GIVEN PROBLEM = Everything from the first line of the data below through the line that contains "var myChart = echarts.init(document.getElementById('chart'));" should be written out exactly, please, and nothing more; the pictures stay out.

RECORD EXCERPTS =
----
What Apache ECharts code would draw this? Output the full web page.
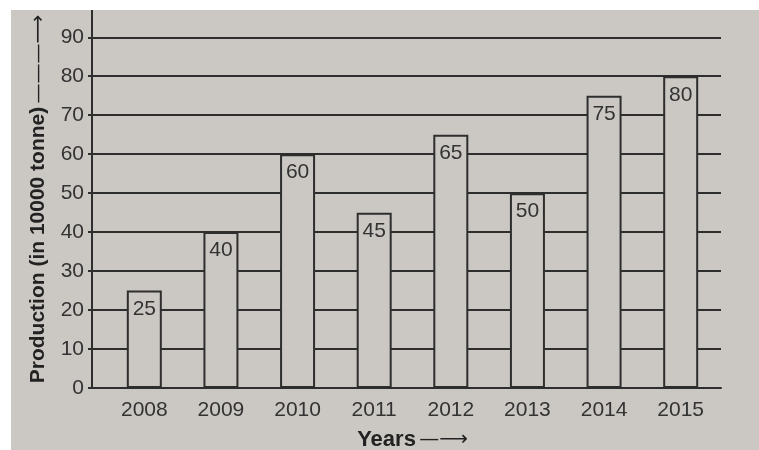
<!DOCTYPE html>
<html>
<head>
<meta charset="utf-8">
<script src="https://cdn.jsdelivr.net/npm/echarts@6/dist/echarts.min.js"></script>
<style>
  html, body { margin: 0; padding: 0; background: #fff; }
  #chart {
    position: absolute;
    left: 11px;
    top: 10px;
    width: 748px;
    height: 440px;
  }
</style>
</head>
<body>
<div id="chart"></div>
<script>
// data
var years = ['2008', '2009', '2010', '2011', '2012', '2013', '2014', '2015'];
var production = [25, 40, 60, 45, 65, 50, 75, 80];

var paper = '#cbc8c3';
var ink = '#2e2e2e';
var font = "'Liberation Sans', Arial, sans-serif";
var arrowFont = "'DejaVu Sans', sans-serif";

var myChart = echarts.init(document.getElementById('chart'));

var options = {
  backgroundColor: paper,
  animation: false,
  grid: [
    // grid lines + y axis
    { left: 81, width: 629, top: 0, bottom: 62, outerBoundsMode: 'none' },
    // bars
    { left: 95, width: 613, top: 0, bottom: 62, outerBoundsMode: 'none' }
  ],
  xAxis: [
    {
      type: 'value',
      gridIndex: 0,
      min: 0,
      max: 1,
      axisLine: { show: true, lineStyle: { color: ink, width: 2 } },
      axisTick: { show: false },
      axisLabel: { show: false },
      splitLine: { show: false }
    },
    {
      type: 'category',
      gridIndex: 1,
      data: years,
      axisLine: { show: false },
      axisTick: { show: false },
      axisLabel: {
        fontFamily: font,
        fontSize: 21,
        color: '#333',
        margin: 12
      },
      name: '{t|Years} {a|—⟶}',
      nameLocation: 'middle',
      nameGap: 41,
      nameTextStyle: {
        rich: {
          t: { fontFamily: font, fontSize: 22, fontWeight: 'bold', color: '#222' },
          a: { fontFamily: arrowFont, fontSize: 20, color: '#222' }
        }
      }
    }
  ],
  yAxis: [
    {
      type: 'value',
      gridIndex: 0,
      min: 0,
      max: 97,
      interval: 10,
      axisLine: { show: true, lineStyle: { color: ink, width: 2 } },
      axisTick: { show: true, length: 4, lineStyle: { color: ink, width: 2 } },
      axisLabel: {
        showMaxLabel: false,
        fontFamily: font,
        fontSize: 21,
        color: '#333',
        margin: 8
      },
      splitLine: {
        show: true,
        showMaxLine: false,
        lineStyle: { color: ink, width: 2 }
      },
      name: '{t|Production (in 10000 tonne)} {a|———⟶}',
      nameLocation: 'middle',
      nameRotate: 90,
      nameGap: 43,
      nameTextStyle: {
        rich: {
          t: { fontFamily: font, fontSize: 21, fontWeight: 'bold', color: '#222' },
          a: { fontFamily: arrowFont, fontSize: 20, color: '#222' }
        }
      }
    },
    {
      type: 'value',
      gridIndex: 1,
      min: 0,
      max: 97,
      show: false
    }
  ],
  series: [
    {
      name: 'Production',
      type: 'bar',
      xAxisIndex: 1,
      yAxisIndex: 1,
      barWidth: 35,
      z: 5,
      itemStyle: {
        color: paper,
        borderColor: ink,
        borderWidth: 2
      },
      label: {
        show: true,
        position: 'insideTop',
        distance: 8,
        fontFamily: font,
        fontSize: 21,
        color: '#333'
      },
      data: production
    }
  ]
};

myChart.setOption(options);
</script>
</body>
</html>
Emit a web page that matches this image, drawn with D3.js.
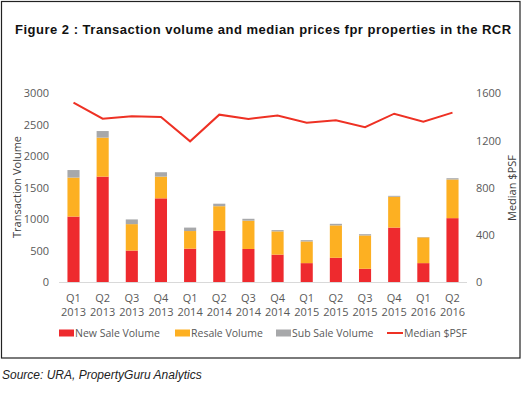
----
SOLUTION FOR THIS PROBLEM =
What Apache ECharts code would draw this? Output the full web page.
<!DOCTYPE html>
<html>
<head>
<meta charset="utf-8">
<script src="https://cdn.jsdelivr.net/npm/echarts@6/dist/echarts.min.js"></script>
<style>
  html, body { margin: 0; padding: 0; background: #fff; }
  #chart {
    position: absolute;
    left: 11px;
    top: 10px;
    width: 748px;
    height: 440px;
  }
</style>
</head>
<body>
<div id="chart"></div>
<script>
// data
var years = ['2008', '2009', '2010', '2011', '2012', '2013', '2014', '2015'];
var production = [25, 40, 60, 45, 65, 50, 75, 80];

var paper = '#cbc8c3';
var ink = '#2e2e2e';
var font = "'Liberation Sans', Arial, sans-serif";
var arrowFont = "'DejaVu Sans', sans-serif";

var myChart = echarts.init(document.getElementById('chart'));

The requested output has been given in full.